TASK OBJECTIVE:
From the listing, collect all lines containing the word "this".

GIVEN DATA:
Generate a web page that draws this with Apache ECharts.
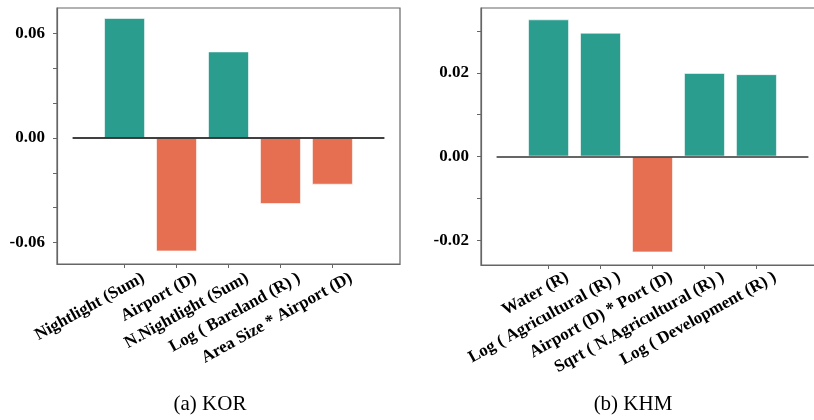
---
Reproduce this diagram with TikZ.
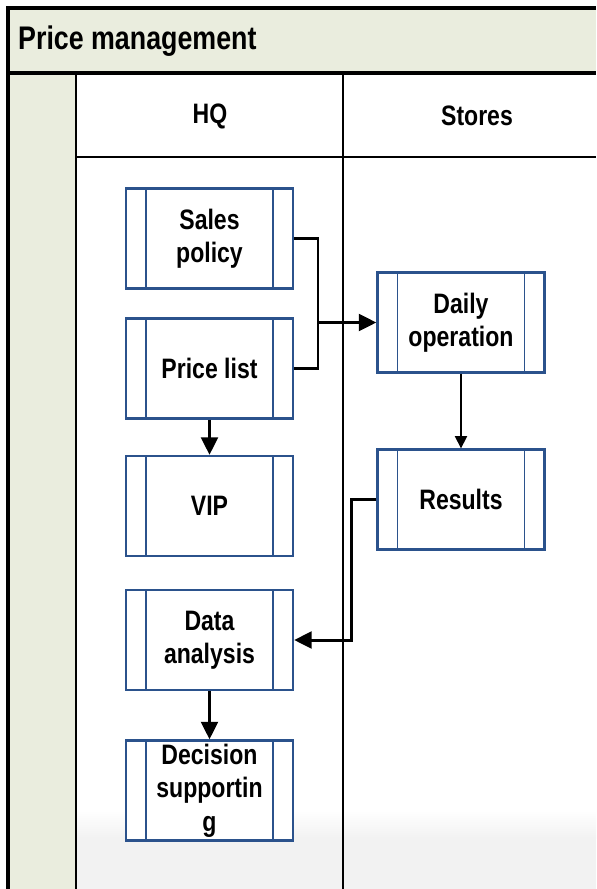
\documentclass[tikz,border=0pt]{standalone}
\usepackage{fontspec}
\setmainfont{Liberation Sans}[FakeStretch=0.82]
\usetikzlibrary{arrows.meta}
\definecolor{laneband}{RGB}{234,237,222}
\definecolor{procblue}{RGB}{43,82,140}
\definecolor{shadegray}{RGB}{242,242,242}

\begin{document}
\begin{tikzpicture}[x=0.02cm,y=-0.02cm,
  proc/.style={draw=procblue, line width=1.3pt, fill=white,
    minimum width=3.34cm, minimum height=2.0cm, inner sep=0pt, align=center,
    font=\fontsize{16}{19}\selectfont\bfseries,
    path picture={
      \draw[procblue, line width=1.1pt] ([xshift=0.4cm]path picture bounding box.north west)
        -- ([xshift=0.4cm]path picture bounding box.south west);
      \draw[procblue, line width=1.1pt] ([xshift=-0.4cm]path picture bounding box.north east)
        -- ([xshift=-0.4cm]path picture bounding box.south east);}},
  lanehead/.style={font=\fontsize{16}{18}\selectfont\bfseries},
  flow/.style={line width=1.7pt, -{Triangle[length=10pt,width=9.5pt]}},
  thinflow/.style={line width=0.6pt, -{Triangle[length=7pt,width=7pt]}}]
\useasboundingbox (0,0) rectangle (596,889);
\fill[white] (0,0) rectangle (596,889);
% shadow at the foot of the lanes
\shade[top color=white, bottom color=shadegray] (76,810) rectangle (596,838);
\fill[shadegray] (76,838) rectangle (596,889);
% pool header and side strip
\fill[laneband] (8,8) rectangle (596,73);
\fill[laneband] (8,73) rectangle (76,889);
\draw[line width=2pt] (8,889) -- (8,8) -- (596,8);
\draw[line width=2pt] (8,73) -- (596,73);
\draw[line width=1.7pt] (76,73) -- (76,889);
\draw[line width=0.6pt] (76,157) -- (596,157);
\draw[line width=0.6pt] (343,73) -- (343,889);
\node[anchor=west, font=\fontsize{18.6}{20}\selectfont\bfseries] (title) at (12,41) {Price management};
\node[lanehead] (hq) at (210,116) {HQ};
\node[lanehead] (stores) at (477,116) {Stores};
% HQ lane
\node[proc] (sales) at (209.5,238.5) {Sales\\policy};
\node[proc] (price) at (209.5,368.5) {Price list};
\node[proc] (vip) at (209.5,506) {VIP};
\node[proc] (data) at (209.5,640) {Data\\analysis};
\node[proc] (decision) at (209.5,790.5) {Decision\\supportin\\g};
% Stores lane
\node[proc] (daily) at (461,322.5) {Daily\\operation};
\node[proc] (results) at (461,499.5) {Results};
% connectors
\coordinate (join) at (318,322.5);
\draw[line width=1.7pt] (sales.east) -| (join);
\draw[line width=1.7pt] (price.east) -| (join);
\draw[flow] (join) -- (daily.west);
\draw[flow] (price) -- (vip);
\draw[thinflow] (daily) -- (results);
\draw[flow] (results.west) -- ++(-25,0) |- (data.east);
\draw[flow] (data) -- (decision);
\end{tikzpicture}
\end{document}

FULL ANSWER:
Generate a web page that draws this with Apache ECharts.
Reproduce this diagram with TikZ.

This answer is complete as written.